Thursday, January 29, 2009

Birding Belize, part I

Having solidly hit the mid-winter blahs I've decided to take up a tried-and-true trick of bloggers everywhere and go with the trip-report-from-a-long-time-ago.

Ginger and I decided to go to Belize in early April of 2005, figuring if we were going to take a trip to the tropics in the near future, we'd best do it without small children (or a pregnancy). I used the Moon guide, a general Belize guidebook and bird trip reports off the internet.  A compass was quite helpful because what roads there are aren't signed all that well.

For a first neo-tropics (or trip away from the U.S./Canada) this was a way to ease into it; English is the major language and the American dollar is accepted at a 2:1 ratio to the Belizean dollar (pay for something in U.S. dollars and you'd get the same amount back in Belize dollars).

We landed in Belize City, on the coast, in the late afternoon and drove inland to Belmopan.  As we drove out of the airport a bat falcon ripped by and I nearly got us rear-ended in the first 5 minutes but just stopping and not pulling over.

The lowlands still held some flooding (this was towards the end of the dry season) and we stopped at some of the puddles.

A jabiru stork flew over the road, a massive bird:

Snail kites batted about the marshlands.  Blue-winged teal skittered out of their way.  This is a first year bird:

We circled one back for one puddle when a yellow spot caught my eye.  Sure enough it was the frontal shield of a jacana.

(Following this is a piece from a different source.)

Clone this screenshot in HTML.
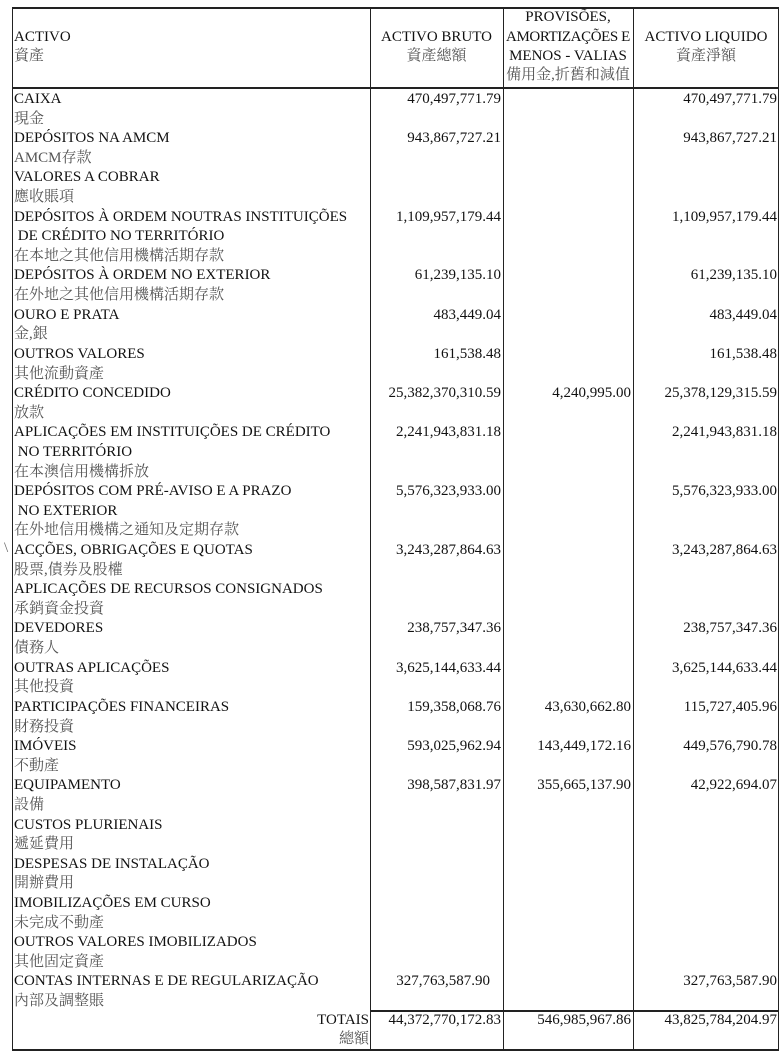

Darkness was falling as we started reaching the lowland thickets and early jungle.  We saw a couple of roadside hawks, a small buteo that seemed very much in the broad-winged class:
After driving past a lot of rudely constructed plywood-type houses (often complete with some very scrawny cattle in the front yards, but the blue glow of televisions from inside) along the 2 lane "highway," we arrived in Belmopan, a small, but more modern town.  We stayed the night at the Bullfrog Inn, a western-style motel that had a swarm of minute ants on one corner of the coverlet (we chucked that into the corner).